(Bloomberg) -- Altria Group Inc. shares dipped Friday after a report in the Wall Street Journal that the U.S. Securities and Exchange Commission had opened a probe into the cigarette maker’s $12.8 billion investment into vaping company Juul Labs Inc.

Shares of Altria closed Friday at $45.89 in New York, up 0.7% after gaining as much as 1.4% earlier in the day. The Journal said the SEC is probing whether Altria adequately disclosed the risks of the investment. The tobacco company has written its position down to $4.2 billion amid new restrictions on Juul’s business and scrutiny over whether the vaping company hooked a new generation of young users on nicotine.

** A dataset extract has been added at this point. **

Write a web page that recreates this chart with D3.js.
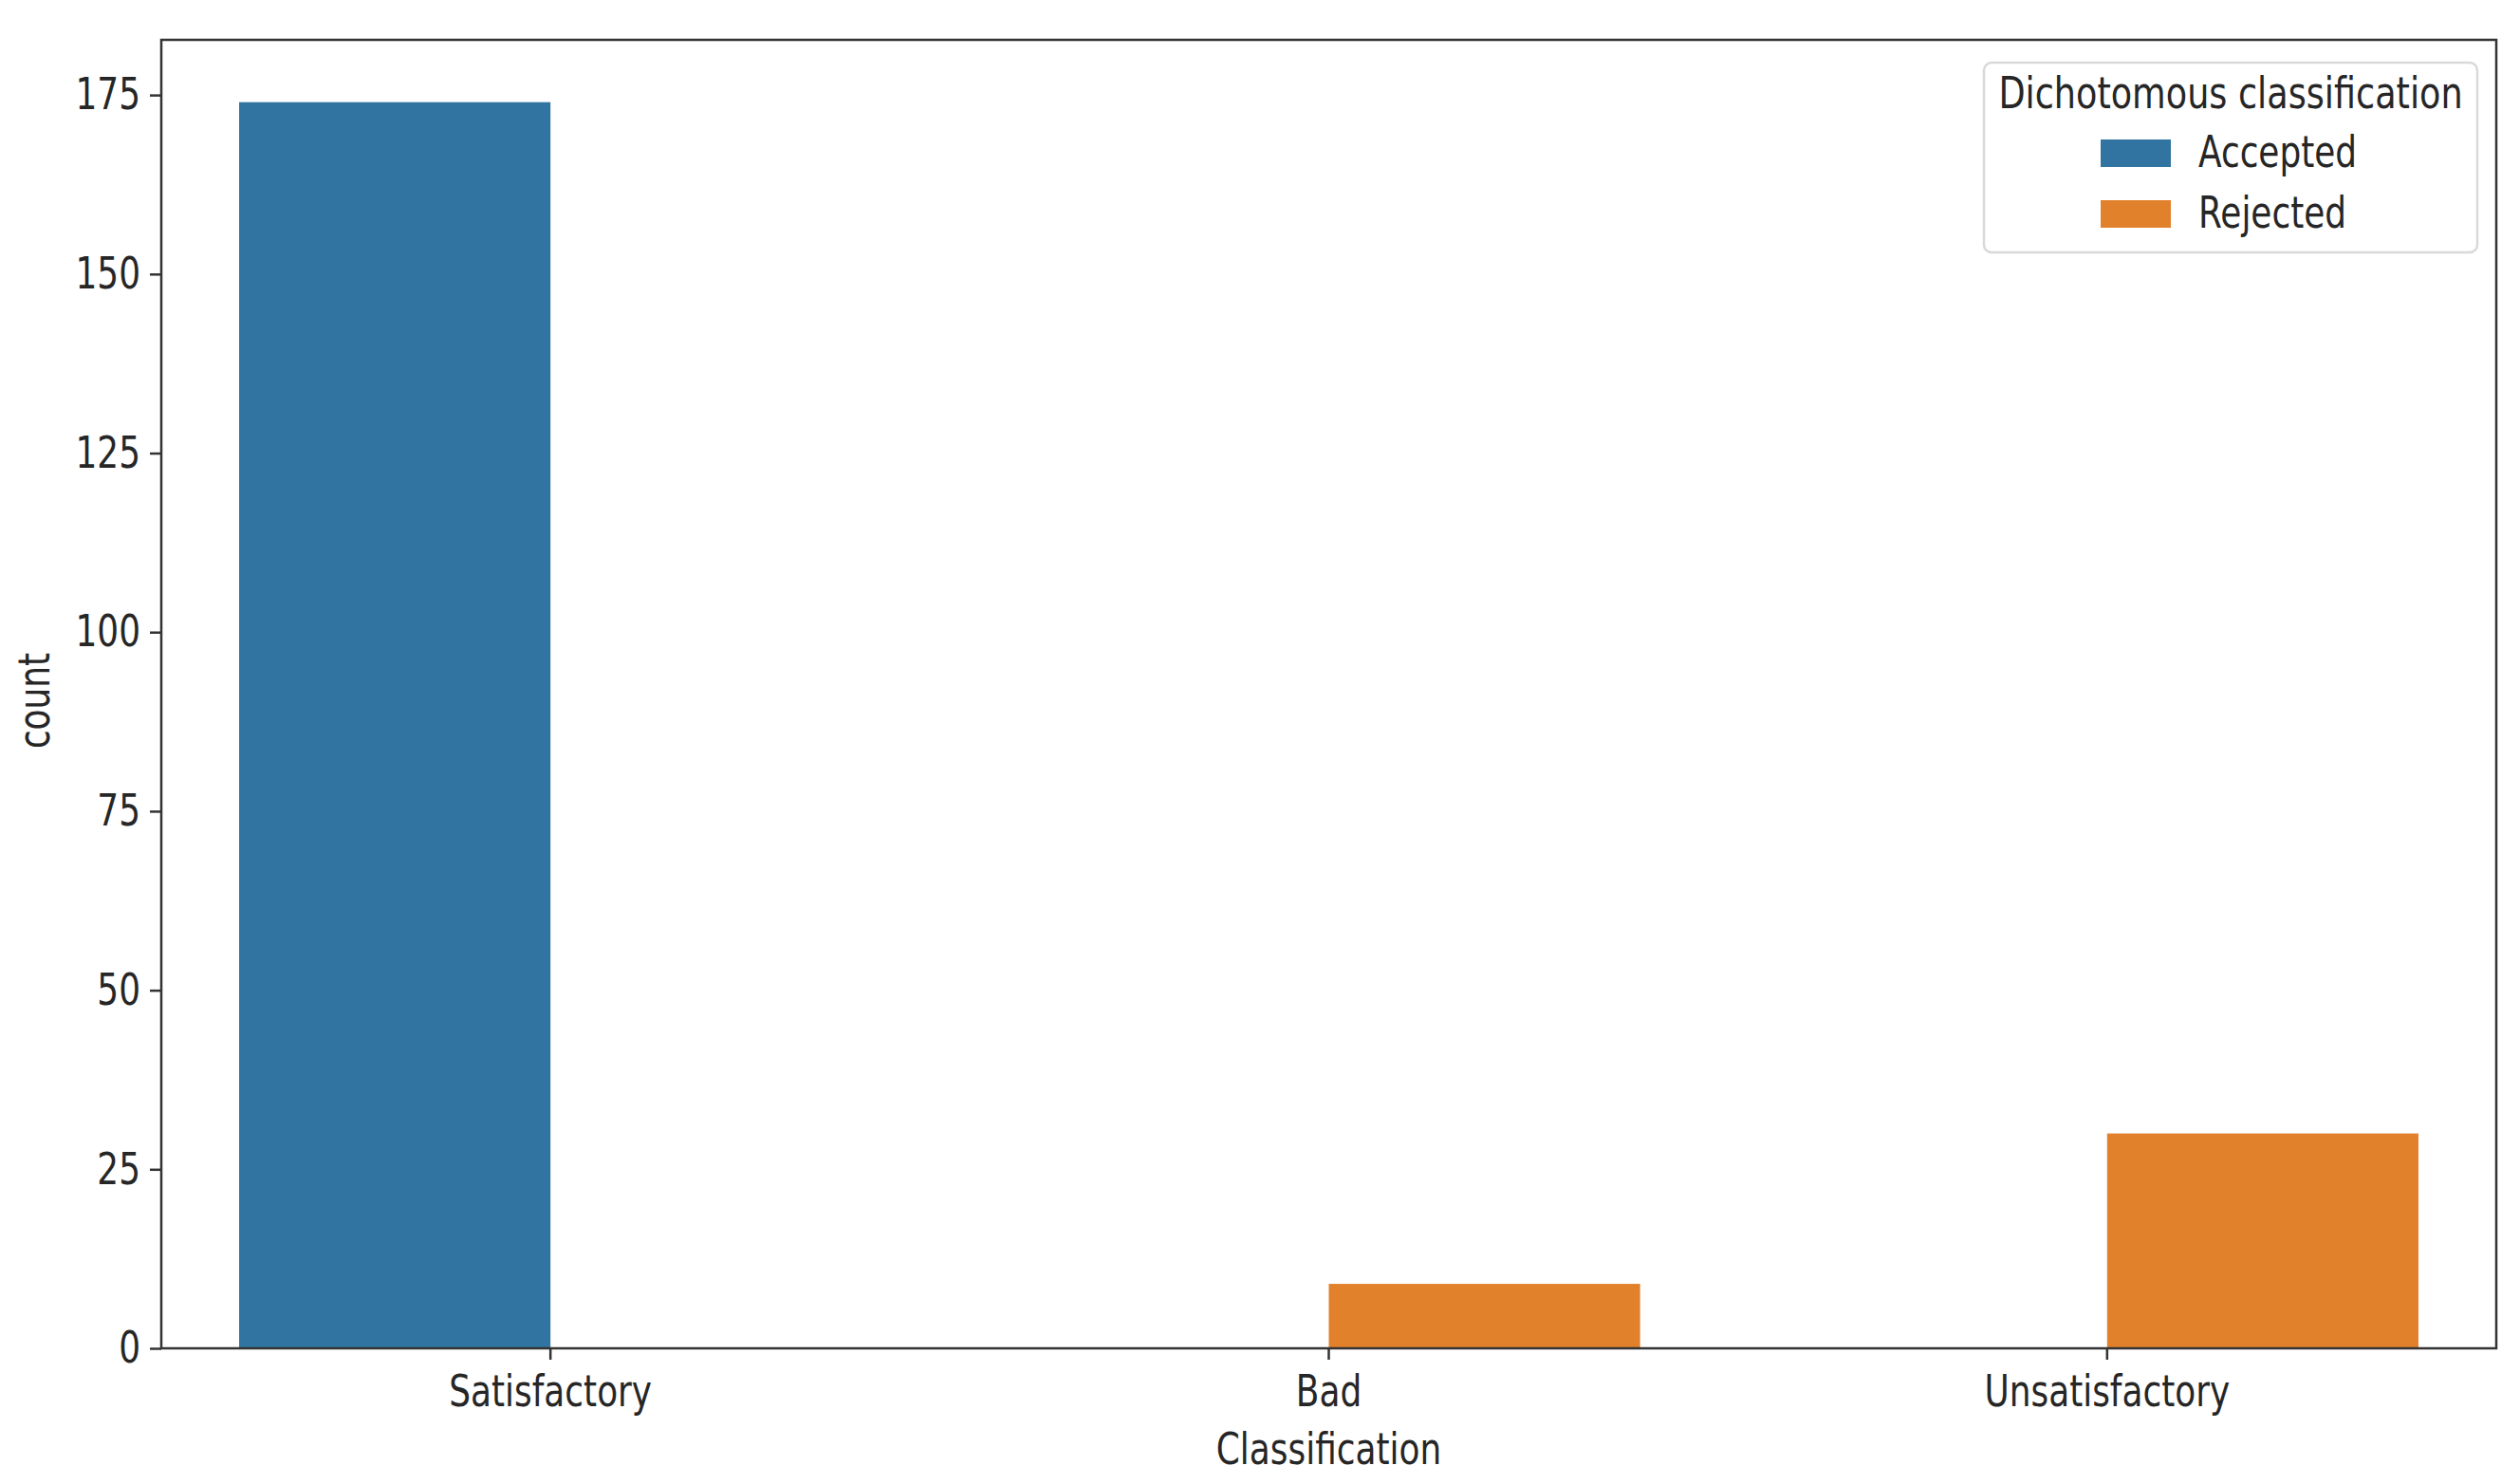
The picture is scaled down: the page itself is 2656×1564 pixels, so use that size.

Judy Burns, an SEC spokeswoman, declined to comment. Representatives for Juul and and Altria declined to comment.

Altria invested in Juul in late 2018, valuing the vaping startup at about $38 billion at the time. In announcing the most recent writedown, Altria said it had narrowed the terms of its cooperation with Juul, saying it would no longer give it marketing help and would instead focus solely on assisting Juul through its growing regulatory challenges.

Juul can only keep selling its products in the U.S. if it submits an application to the Food and Drug Administration by May 12 -- and if the agency eventually approves it.

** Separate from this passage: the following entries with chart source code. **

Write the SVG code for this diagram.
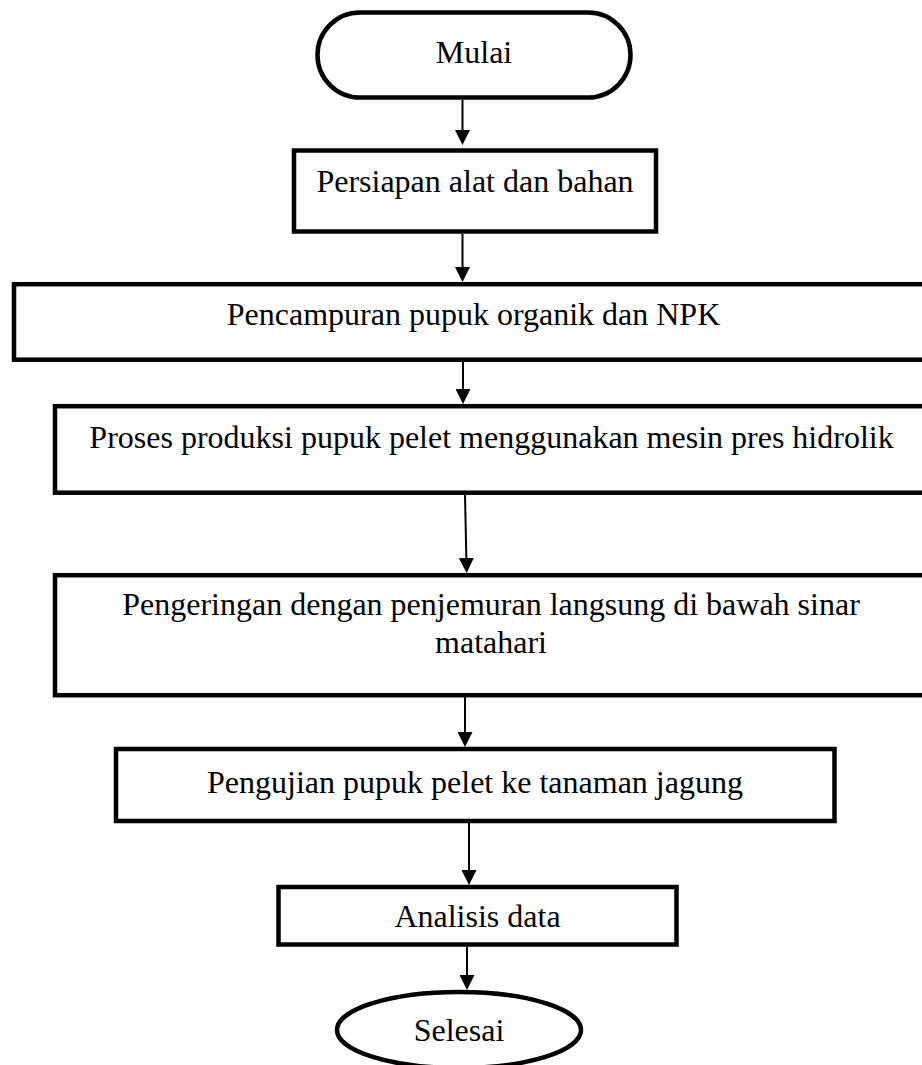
<svg xmlns="http://www.w3.org/2000/svg" width="922" height="1065" viewBox="0 0 922 1065">
<style>
.box{fill:#fff;stroke:#000;stroke-width:4.5}
.t{font-family:"Liberation Serif","Times New Roman",serif;font-size:32px;fill:#000;text-anchor:middle}
.c{stroke:#000;stroke-width:2;fill:none;marker-end:url(#ah)}
</style>
<defs>
<marker id="ah" viewBox="0 0 15 15" refX="7" refY="7.5" markerWidth="15" markerHeight="15" markerUnits="userSpaceOnUse" orient="auto">
<path d="M0,0 L15,7.5 L0,15 Z" fill="#000"/>
</marker>
</defs>
<rect width="922" height="1065" fill="#fff"/>
<g id="connectors">
<line class="c" x1="462.5" y1="100" x2="462.5" y2="137"/>
<line class="c" x1="462.5" y1="234" x2="462.5" y2="274"/>
<line class="c" x1="463" y1="362" x2="463" y2="396"/>
<line class="c" x1="465" y1="495" x2="466.5" y2="565"/>
<line class="c" x1="465" y1="697" x2="465" y2="739"/>
<line class="c" x1="469" y1="823" x2="469" y2="877"/>
<line class="c" x1="467" y1="947" x2="467" y2="982"/>
</g>
<g id="start">
<rect class="box" x="317.5" y="12.5" width="313" height="85" rx="42.5" ry="42.5"/>
<text class="t" x="474" y="63">Mulai</text>
</g>
<g id="persiapan">
<rect class="box" x="294" y="150.5" width="362" height="81"/>
<text class="t" x="475" y="192">Persiapan alat dan bahan</text>
</g>
<g id="pencampuran">
<rect class="box" x="14" y="284.2" width="920" height="75.5"/>
<text class="t" x="473.5" y="325">Pencampuran pupuk organik dan NPK</text>
</g>
<g id="proses">
<rect class="box" x="55" y="406.2" width="880" height="86.5"/>
<text class="t" x="491.5" y="448">Proses produksi pupuk pelet menggunakan mesin pres hidrolik</text>
</g>
<g id="pengeringan">
<rect class="box" x="55" y="575.2" width="880" height="120"/>
<text class="t" x="491" y="615">Pengeringan dengan penjemuran langsung di bawah sinar</text>
<text class="t" x="491" y="653">matahari</text>
</g>
<g id="pengujian">
<rect class="box" x="116" y="749" width="718.5" height="72"/>
<text class="t" x="475" y="793">Pengujian pupuk pelet ke tanaman jagung</text>
</g>
<g id="analisis">
<rect class="box" x="278.5" y="887" width="398" height="57.5"/>
<text class="t" x="477.5" y="927">Analisis data</text>
</g>
<g id="selesai">
<ellipse class="box" cx="459" cy="1030" rx="122" ry="38"/>
<text class="t" x="459" y="1041">Selesai</text>
</g>
</svg>
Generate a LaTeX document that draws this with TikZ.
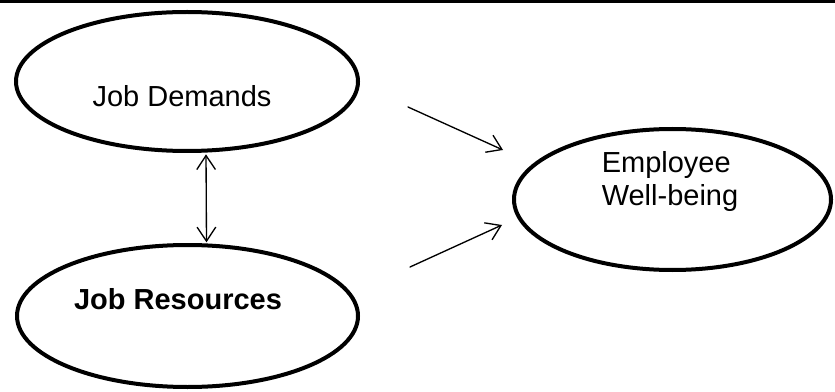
\documentclass[tikz,border=0pt]{standalone}
\usepackage{fontspec}
\setmainfont{Liberation Sans}
\usetikzlibrary{arrows.meta,positioning,calc,shapes.geometric}
\tikzset{
    every picture/.style={line cap=round,line join=round},
    construct/.style={draw=black,ellipse,line width=3pt,inner sep=0pt},
    cname/.style={font=\fontsize{21.75}{24.75}\selectfont,align=left,inner sep=0pt},
    linkarrow/.style={->,draw=black,line width=1pt},
    toprule/.style={draw=black,line width=2.25pt,line cap=butt}
}
\begin{document}
\begin{tikzpicture}[x=0.75pt,y=-0.75pt,>={Straight Barb[length=10.5pt,width=14pt]}]
  \useasboundingbox (0,0) rectangle (835,392);
  \draw[toprule] (0,1.5) -- (835,1.5);
  % the three constructs
  \node[construct,minimum width=256.5pt,minimum height=104.25pt] (demands) at (187,81.5) {};
  \node[construct,minimum width=255.75pt,minimum height=106.5pt] (resources) at (187.5,316) {};
  \node[construct,minimum width=237.75pt,minimum height=105.75pt] (wellbeing) at (672.5,199.5) {};
  \node[cname] (demandstxt) at (182,96) {Job Demands};
  \node[cname,font=\fontsize{21.75}{24.75}\selectfont\bfseries] (resourcestxt) at (178,299) {Job Resources};
  \node[cname] (wellbeingtxt) at (670,182) {Employee\\Well-being};
  % free ends of the two paths
  \coordinate (dtail) at (408,107);
  \coordinate (dhead) at (503,150);
  \coordinate (rtail) at (410,267);
  \coordinate (rhead) at (502,225);
  \draw[linkarrow,<->,shorten <=1pt,shorten >=0.5pt] ([xshift=14.25pt]demands.south) -- ([xshift=14.25pt]resources.north);
  \draw[linkarrow] (dtail) -- (dhead);
  \draw[linkarrow] (rtail) -- (rhead);
\end{tikzpicture}
\end{document}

Altria has been “highly disappointed” in its Juul investment, CEO Howard Willard said in January. When the tobacco giant first made its investment, “Juul was the market share leader and market growth leader” in vaping, he said.

K.C. Crosthwaite, a former Altria executive who is now Juul’s CEO, has said that he is focused on building the e-cigarette maker for the long-term by preparing premarket tobacco product applications to earn authorization in the U.S. Juul’s latest internal valuation has put the company’s value at about $20 billion, according to an internal memo sent to staff and described to Bloomberg News.